Son olarak Diyanet’e gitti, Başkan Bey’e veda etti. Sonra Diyanet camisinde birlikte namaz kıldılar...
Son aşamada yine taksi durağı ziyareti vardı ve onu da yaptı.
Aynı saatlerde dünya liderimiz Recep Tayyip beyefendi de bir minibüs durağını ziyaret ediyordu.

* * *

Bunlar öyle kendiliğinden gelişen, rastlantı sonucu ve geçiyorduk uğradık diye oluşan ziyaretler değil.
Korumaları saatler öncesinde o durak yerine gidip önlem alıyor.
Bomba ekipleri, keskin nişancılar, arama köpekleri ve bütün görevliler durağın çevresini kuşatıyor.

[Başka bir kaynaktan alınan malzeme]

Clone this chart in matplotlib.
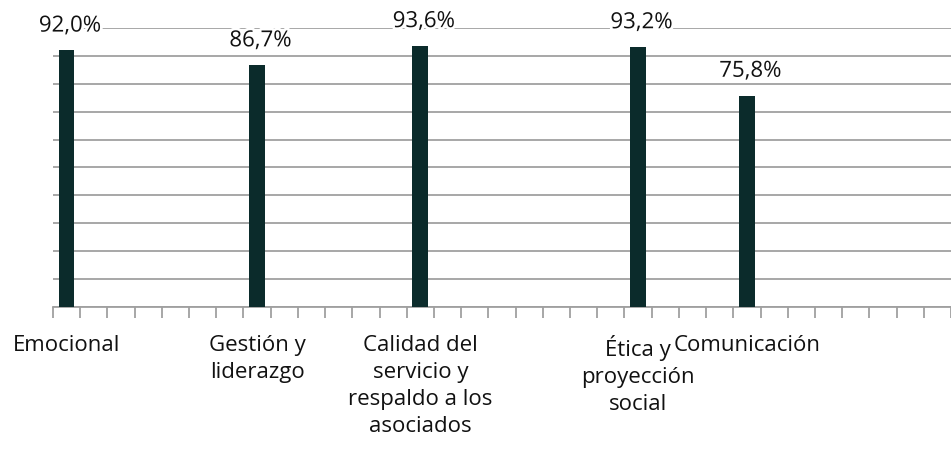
import matplotlib
matplotlib.use("Agg")
import matplotlib.pyplot as plt
import matplotlib.patheffects as pe
import numpy as np

plt.rcParams['font.family'] = ['Open Sans', 'DejaVu Sans']

# categories on the axis (blank slots are empty categories in the sheet)
labels = ["Emocional", "", "", "", "", "", "", "Gestión y\nliderazgo", "", "", "", "", "",
          "Calidad del\nservicio y\nrespaldo a los\nasociados", "", "", "", "", "", "", "",
          "Ética y\nproyección\nsocial", "", "", "", "Comunicación", "", "", "", "", "", "", ""]
values = [92.0, None, None, None, None, None, None, 86.7, None, None, None, None, None,
          93.6, None, None, None, None, None, None, None,
          93.2, None, None, None, 75.8, None, None, None, None, None, None, None]

vals = np.array([np.nan if v is None else v for v in values])
x = np.arange(len(labels))

fig = plt.figure(figsize=(9.51, 4.51), dpi=100)
ax = fig.add_axes([53 / 951, (451 - 307) / 451, 1 - 53 / 951, (307 - 28) / 451])

ax.set_ylim(0, 100)
ax.set_xlim(-0.5, 32.15)
ax.set_yticks(np.arange(0, 101, 10))
ax.yaxis.grid(True, color='#a0a0a0', linewidth=1.3)
ax.set_axisbelow(True)
ax.tick_params(axis='y', length=0, labelleft=False)

ax.bar(x, vals, width=0.58, color='#0b2b2b', zorder=3)

for xi, v in zip(x, vals):
    if np.isnan(v):
        continue
    ax.annotate("{:.1f}%".format(v).replace('.', ','), xy=(xi, v), xytext=(2.5, 13.5),
                textcoords='offset points', ha='center', va='baseline', fontsize=16,
                color='#111111', zorder=4,
                path_effects=[pe.withStroke(linewidth=4, foreground='white')])

# boundaries get the tick marks, centres get the labels
ax.set_xticks(np.arange(-0.5, len(labels) + 0.5, 1))
ax.set_xticklabels([])
ax.set_xticks(x, minor=True)
ax.set_xticklabels(labels, minor=True, fontsize=16, color='#111111', linespacing=1.37,
                   ha='center', va='top')
ax.tick_params(axis='x', which='major', length=8, width=1.3, color='#a0a0a0')
ax.tick_params(axis='x', which='minor', length=0, pad=20.5)

for s in ['left', 'right', 'top']:
    ax.spines[s].set_visible(False)
ax.spines['bottom'].set_color('#a0a0a0')
ax.spines['bottom'].set_linewidth(1.3)

fig.savefig('out.png', dpi=100)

Sonrasında sayın büyüklerimiz binbir tantana ile oraya geliyor... Şoförlerle resim çektiriliyor, medyaya servis ediliyor.
Göstermelik bir çay içiliyor, çevrede küçük bir çocuk varsa o çağrılıp yanakları okşanıyor ve sonra evli evine köylü köyüne!
Siyasi şov yapmanın son örnekleri camilerde ve taksi duraklarında!